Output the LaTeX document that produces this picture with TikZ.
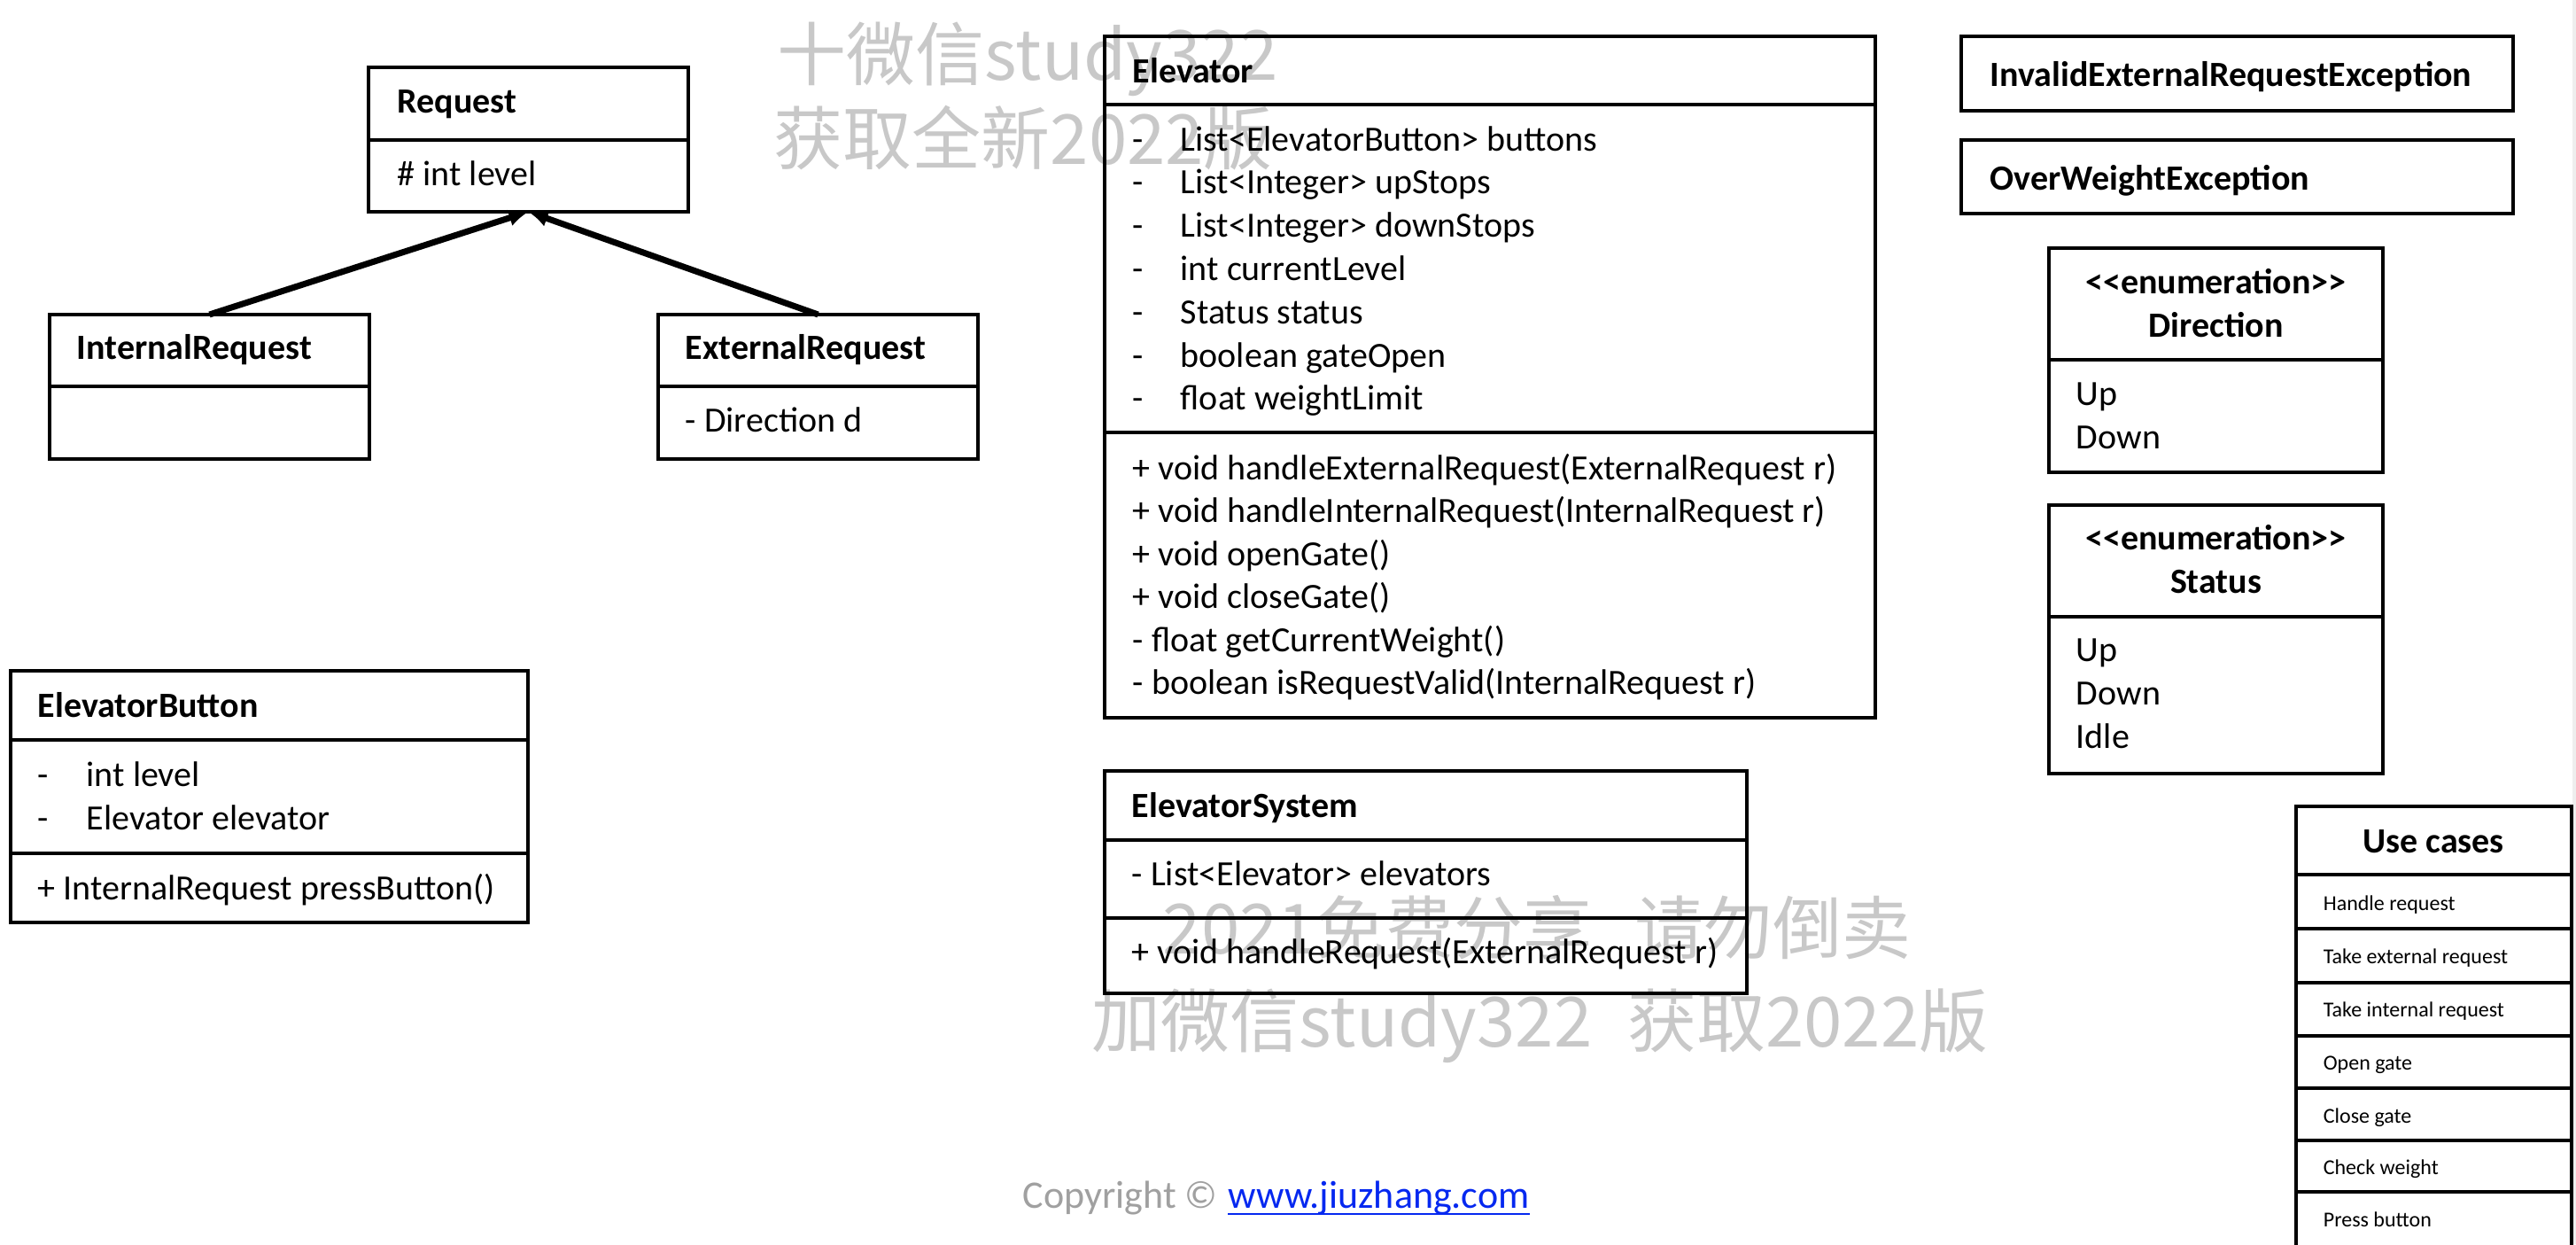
---
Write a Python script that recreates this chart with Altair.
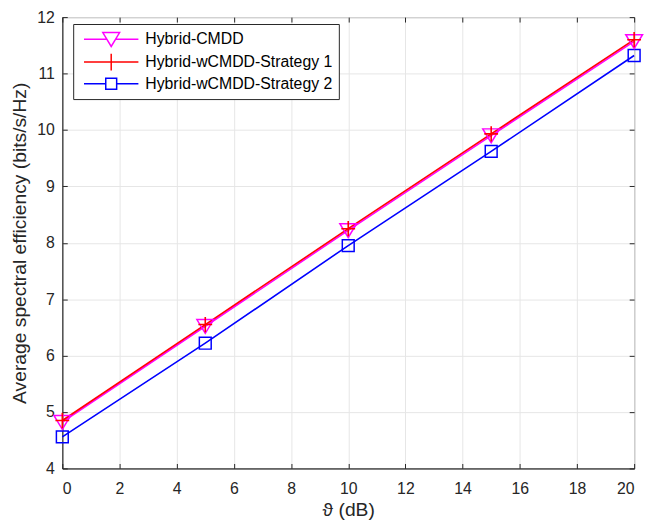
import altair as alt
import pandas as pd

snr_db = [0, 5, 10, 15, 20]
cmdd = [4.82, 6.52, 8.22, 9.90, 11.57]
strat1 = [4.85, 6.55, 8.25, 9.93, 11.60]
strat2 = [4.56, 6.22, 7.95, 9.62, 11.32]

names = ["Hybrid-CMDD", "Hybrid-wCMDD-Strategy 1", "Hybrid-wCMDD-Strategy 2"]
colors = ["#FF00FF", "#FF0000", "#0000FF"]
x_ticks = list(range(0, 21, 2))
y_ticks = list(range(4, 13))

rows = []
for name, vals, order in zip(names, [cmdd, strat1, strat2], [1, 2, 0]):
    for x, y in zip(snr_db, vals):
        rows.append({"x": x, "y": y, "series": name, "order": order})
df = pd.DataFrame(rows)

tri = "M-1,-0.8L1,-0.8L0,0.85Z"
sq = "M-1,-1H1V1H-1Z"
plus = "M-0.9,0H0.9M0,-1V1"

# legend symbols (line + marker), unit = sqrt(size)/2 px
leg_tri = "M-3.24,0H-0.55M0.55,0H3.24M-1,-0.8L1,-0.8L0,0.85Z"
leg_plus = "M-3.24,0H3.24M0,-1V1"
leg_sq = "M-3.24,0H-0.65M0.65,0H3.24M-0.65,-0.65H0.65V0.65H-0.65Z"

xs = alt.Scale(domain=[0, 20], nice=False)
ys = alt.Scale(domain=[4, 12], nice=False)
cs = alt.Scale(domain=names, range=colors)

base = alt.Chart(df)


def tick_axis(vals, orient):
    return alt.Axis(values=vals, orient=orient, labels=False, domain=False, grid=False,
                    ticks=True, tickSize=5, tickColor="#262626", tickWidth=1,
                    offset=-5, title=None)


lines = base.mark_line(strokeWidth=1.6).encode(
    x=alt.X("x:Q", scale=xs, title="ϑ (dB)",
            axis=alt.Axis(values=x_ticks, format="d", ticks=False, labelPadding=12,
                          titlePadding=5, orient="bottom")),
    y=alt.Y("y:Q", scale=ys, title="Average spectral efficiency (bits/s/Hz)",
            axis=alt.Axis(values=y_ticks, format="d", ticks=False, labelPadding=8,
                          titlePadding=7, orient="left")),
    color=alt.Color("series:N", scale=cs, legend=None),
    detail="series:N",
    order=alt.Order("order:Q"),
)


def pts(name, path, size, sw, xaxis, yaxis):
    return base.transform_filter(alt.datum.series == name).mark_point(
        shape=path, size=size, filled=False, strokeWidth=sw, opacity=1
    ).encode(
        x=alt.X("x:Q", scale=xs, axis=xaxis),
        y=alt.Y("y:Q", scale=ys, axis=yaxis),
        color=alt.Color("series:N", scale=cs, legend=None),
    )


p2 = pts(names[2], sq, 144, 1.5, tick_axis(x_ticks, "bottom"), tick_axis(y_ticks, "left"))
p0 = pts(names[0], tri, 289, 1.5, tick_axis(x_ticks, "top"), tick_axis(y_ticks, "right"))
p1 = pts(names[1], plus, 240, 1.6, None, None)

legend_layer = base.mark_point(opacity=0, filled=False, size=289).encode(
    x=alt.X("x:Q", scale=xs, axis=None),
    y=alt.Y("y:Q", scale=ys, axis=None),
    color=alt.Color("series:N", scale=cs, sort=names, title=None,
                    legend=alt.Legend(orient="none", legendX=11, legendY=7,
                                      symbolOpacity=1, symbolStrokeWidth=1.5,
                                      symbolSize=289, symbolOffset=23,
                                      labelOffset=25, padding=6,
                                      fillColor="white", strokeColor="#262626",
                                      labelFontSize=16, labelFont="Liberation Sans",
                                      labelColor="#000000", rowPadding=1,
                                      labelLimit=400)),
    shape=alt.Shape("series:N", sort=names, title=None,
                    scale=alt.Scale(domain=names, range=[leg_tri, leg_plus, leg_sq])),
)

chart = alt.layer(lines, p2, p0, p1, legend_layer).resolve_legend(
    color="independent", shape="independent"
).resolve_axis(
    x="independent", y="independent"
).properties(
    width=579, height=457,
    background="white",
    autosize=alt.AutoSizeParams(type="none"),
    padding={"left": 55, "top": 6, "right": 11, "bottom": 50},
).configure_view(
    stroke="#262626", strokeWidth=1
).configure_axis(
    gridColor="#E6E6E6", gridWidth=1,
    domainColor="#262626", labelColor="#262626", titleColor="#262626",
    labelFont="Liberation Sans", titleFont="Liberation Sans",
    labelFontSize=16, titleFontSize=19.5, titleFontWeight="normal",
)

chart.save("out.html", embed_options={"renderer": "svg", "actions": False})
* * *
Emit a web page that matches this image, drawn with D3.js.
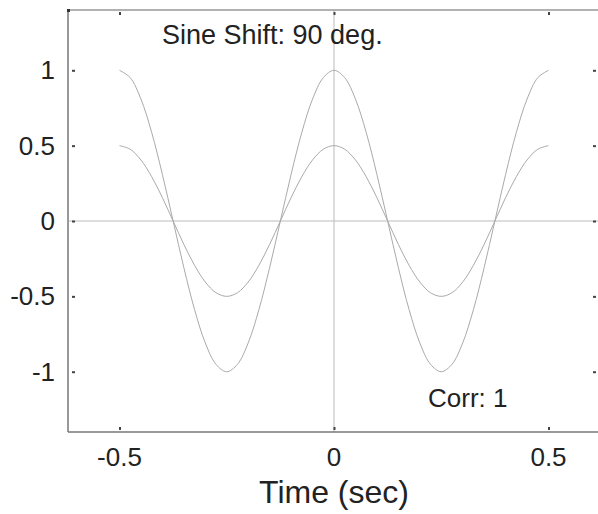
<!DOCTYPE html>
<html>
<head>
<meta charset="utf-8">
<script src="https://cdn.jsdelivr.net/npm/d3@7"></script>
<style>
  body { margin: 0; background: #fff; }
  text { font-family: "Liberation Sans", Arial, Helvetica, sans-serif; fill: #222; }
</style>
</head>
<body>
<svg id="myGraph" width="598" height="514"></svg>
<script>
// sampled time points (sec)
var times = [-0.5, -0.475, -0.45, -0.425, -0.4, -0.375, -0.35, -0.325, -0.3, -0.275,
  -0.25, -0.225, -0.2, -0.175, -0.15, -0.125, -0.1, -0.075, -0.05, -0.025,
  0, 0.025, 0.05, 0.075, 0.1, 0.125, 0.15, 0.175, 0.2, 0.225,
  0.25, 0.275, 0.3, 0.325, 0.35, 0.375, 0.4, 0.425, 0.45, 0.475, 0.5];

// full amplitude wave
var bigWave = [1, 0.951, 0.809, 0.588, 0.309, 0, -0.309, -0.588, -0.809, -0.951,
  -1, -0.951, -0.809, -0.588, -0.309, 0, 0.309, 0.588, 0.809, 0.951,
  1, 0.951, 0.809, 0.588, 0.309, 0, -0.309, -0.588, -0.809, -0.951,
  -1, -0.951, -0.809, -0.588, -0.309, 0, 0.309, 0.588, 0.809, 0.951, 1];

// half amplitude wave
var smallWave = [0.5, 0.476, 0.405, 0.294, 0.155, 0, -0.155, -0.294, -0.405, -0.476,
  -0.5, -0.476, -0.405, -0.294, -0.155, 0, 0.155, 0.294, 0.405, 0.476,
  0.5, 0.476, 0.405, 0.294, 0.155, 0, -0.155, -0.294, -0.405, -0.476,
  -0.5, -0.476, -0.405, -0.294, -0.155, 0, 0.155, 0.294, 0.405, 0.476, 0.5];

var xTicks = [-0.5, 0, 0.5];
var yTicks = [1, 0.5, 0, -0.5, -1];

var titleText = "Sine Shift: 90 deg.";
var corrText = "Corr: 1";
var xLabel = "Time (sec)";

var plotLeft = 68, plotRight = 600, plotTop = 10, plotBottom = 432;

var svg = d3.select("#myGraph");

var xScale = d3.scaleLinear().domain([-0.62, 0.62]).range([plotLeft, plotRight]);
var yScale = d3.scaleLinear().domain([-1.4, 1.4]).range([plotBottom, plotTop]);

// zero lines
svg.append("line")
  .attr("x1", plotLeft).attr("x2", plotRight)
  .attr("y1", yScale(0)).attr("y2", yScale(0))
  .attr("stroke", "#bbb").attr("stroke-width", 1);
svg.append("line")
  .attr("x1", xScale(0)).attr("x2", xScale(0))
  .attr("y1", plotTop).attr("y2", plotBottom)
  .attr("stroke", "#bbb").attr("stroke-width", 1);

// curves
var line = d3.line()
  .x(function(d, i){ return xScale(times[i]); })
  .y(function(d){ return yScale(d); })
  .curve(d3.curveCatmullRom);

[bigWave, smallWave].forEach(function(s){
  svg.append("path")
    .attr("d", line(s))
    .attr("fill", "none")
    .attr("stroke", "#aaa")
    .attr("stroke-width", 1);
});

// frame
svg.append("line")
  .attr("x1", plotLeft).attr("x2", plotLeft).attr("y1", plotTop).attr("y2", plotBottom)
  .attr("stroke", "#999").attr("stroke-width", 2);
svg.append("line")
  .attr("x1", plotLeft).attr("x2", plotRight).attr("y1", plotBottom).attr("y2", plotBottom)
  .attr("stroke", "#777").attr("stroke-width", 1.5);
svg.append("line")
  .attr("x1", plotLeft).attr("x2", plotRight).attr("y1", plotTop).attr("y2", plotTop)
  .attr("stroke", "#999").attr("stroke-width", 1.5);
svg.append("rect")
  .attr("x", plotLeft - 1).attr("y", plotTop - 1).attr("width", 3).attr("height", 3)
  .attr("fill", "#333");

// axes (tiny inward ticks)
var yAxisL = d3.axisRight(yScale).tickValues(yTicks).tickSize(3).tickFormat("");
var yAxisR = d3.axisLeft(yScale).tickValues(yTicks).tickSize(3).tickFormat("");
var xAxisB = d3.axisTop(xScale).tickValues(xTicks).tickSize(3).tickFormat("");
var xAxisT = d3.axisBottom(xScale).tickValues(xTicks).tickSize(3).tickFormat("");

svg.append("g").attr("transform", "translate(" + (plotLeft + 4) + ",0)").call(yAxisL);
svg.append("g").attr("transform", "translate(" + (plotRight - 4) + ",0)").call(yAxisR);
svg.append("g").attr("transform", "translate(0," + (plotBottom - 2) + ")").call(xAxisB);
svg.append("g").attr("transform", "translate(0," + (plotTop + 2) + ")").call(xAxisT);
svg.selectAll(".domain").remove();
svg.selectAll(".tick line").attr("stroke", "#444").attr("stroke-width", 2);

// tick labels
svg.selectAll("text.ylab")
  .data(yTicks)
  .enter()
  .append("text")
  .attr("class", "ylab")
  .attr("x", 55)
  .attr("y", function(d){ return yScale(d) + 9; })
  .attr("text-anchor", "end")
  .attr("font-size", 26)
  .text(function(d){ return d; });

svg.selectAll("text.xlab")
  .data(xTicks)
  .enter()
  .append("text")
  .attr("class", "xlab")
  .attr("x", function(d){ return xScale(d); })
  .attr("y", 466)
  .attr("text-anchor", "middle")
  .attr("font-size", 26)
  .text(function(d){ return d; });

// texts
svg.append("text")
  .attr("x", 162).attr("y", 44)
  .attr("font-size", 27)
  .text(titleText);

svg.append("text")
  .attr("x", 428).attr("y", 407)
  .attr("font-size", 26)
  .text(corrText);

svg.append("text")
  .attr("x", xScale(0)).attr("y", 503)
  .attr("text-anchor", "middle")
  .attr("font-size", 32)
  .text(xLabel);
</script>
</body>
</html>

Problem description: The lines to reproduce run from the one above containing "Write a Python" through the one containing "strat2 = [4.56, 6.22, 7.95, 9.62, 11.32]". Copy them exactly and leave out all pictures.

Problem solution:
Write a Python script that recreates this chart with Altair.
import altair as alt
import pandas as pd

snr_db = [0, 5, 10, 15, 20]
cmdd = [4.82, 6.52, 8.22, 9.90, 11.57]
strat1 = [4.85, 6.55, 8.25, 9.93, 11.60]
strat2 = [4.56, 6.22, 7.95, 9.62, 11.32]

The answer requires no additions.